The Tories are contacting people who have lent the party money, to ask for permission to publish their names.
Ministers strongly deny giving favours in return for loans
The party had resisted the move, saying the lenders had a right to anonymity.
But after Labour published a list of backers who secretly lent the party almost £14m, Deputy PM John Prescott demanded the Tories follow suit.
On Wednesday the Electoral Commission said it was not yet satisfied that the multi-million pound secret loans to parties were within the funding laws.
Its chairman Sam Younger told BBC News he would use legal powers if necessary to make parties reveal information about loans.
Meanwhile, the Metropolitan Police is investigating complaints from the Scottish National Party that the law on selling peerages had been broken. It says the inquiry could widen into a corruption probe.
All the political parties and the people who have lent or donated money have denied any favours were given for the loans.
The Electoral Commission wrote last week to the parties asking them to confirm all loans were on commercial terms.
Such loans do not have to be declared under funding rules, but donations - or loans the parties do not intend to repay - do.
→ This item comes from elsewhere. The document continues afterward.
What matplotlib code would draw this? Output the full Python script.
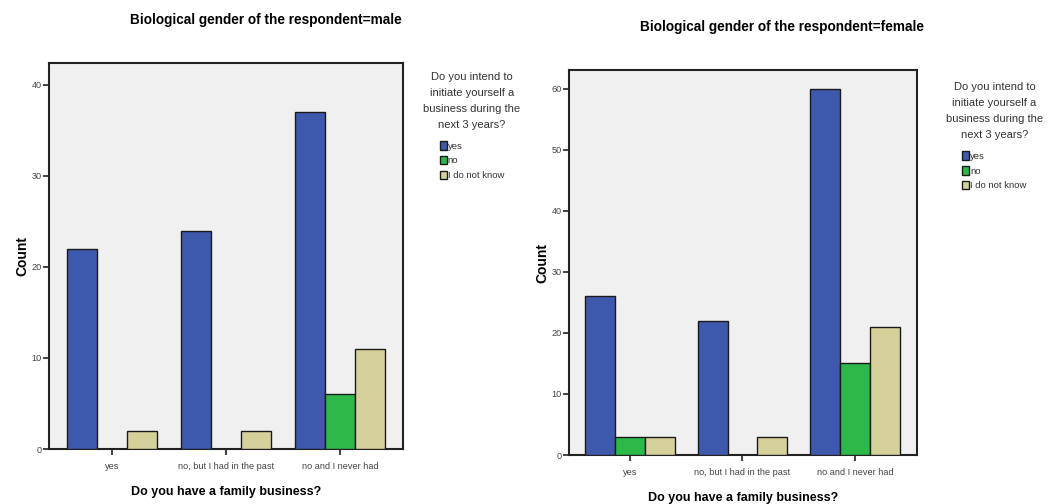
import numpy as np
import matplotlib.pyplot as plt

plt.rcParams['font.family'] = ['Liberation Sans', 'DejaVu Sans']

categories = ['yes', 'no, but I had in the past', 'no and I never had']
intent = ['yes', 'no', 'I do not know']
male = {'yes': [22, 24, 37], 'no': [0, 0, 6], 'I do not know': [2, 2, 11]}
female = {'yes': [26, 22, 60], 'no': [3, 0, 15], 'I do not know': [3, 3, 21]}
colors = ['#3E58AD', '#2DB84A', '#D6D09B']

legend_title = 'Do you intend to\ninitiate yourself a\nbusiness during the\nnext 3 years?'

fig = plt.figure(figsize=(10.58, 5.04), dpi=100)
ax1 = fig.add_axes([0.0463, 0.1091, 0.3346, 0.7659])
ax2 = fig.add_axes([0.5378, 0.0972, 0.3289, 0.7639])


def draw(ax, data, ymax, yticks, xlim, title, title_xy, leg_pos):
    x = np.arange(len(categories))
    w = 0.265
    for k, name in enumerate(intent):
        ax.bar(x + (k - 1) * w, data[name], width=w, color=colors[k],
               edgecolor='#1a1a1a', linewidth=1.0, label=name, zorder=3)
    ax.set_facecolor('#F0F0F0')
    ax.set_xlim(*xlim)
    ax.set_ylim(0, ymax)
    ax.set_yticks(yticks)
    ax.set_xticks(x)
    ax.set_xticklabels(categories)
    for s in ax.spines.values():
        s.set_linewidth(1.5)
        s.set_color('#222222')
    ax.tick_params(axis='both', direction='out', length=4, width=1.2,
                   labelsize=6.6, labelcolor='#444444', pad=1, color='#222222')
    ax.tick_params(axis='x', pad=5)
    ax.set_xlabel('Do you have a family business?', fontsize=9, fontweight='bold',
                  labelpad=11)
    ax.set_ylabel('Count', fontsize=10, fontweight='bold', labelpad=2)
    fig.text(title_xy[0], title_xy[1], title,
             ha='center', va='center', fontsize=9.8, fontweight='bold')
    leg = ax.legend(title=legend_title, loc='upper center', bbox_to_anchor=leg_pos,
                    bbox_transform=fig.transFigure, frameon=False, fontsize=6.8,
                    title_fontsize=8, handlelength=0.75, handleheight=1.0,
                    handletextpad=0.1, labelspacing=0.55, borderpad=0)
    leg.get_title().set_multialignment('center')
    leg.get_title().set_linespacing(1.75)
    leg.get_title().set_color('#333333')
    leg._legend_box.sep = 8
    for t in leg.get_texts():
        t.set_color('#333333')


draw(ax1, male, 42.4, [0, 10, 20, 30, 40], (-0.553, 2.553),
     'Biological gender of the respondent=male', (0.2515, 0.960), (0.446, 0.866))
draw(ax2, female, 63.1, [0, 10, 20, 30, 40, 50, 60], (-0.542, 2.551),
     'Biological gender of the respondent=female', (0.739, 0.946), (0.940, 0.846))

fig.savefig('out.png', dpi=100)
The commission said replies from the political parties had failed to satisfy its concerns, and it is now asking for some supporting evidence to be provided.
While Mr Younger threatened legal action if necessary, he said he hoped there could still be an "agreed way forward".
This would allow a focus on "the most important thing - getting a system... for the future that provides that full transparency on all the income parties receive".
Labour and the Conservatives have said all undeclared loans in last year's general election campaign complied with the rules covering party funding.
The commission says doubts over whether the loans were really on commercial terms were raised by reports quoting both lenders and party representatives.
It says it will ask for "an explanation of their rationale for concluding that loans were made on commercial terms and asking them to provide supporting evidence for their decision".
BBC political editor Nick Robinson said the commission was "baring its teeth, for the very first time".
Meanwhile, Chai Patel, who lent Labour £1.5m, has withdrawn his name from Tony Blair's list of nominees for a peerage amid the "cash for titles" row.
The millionaire businessman said that at no time did he have any expectation of a reward nor had he been offered anything in return.
His nomination to become a Labour peer was blocked by the House of Lords Appointments Commission.
Three other millionaires who lent the Labour party money and who were nominated for peerages - Sir David Garrard, Gulam Noon and Barry Townsley - have already withdrawn their names from the list.
They were among 12 businessmen who secretly loaned the Labour party almost £14m in the run-up to the general election.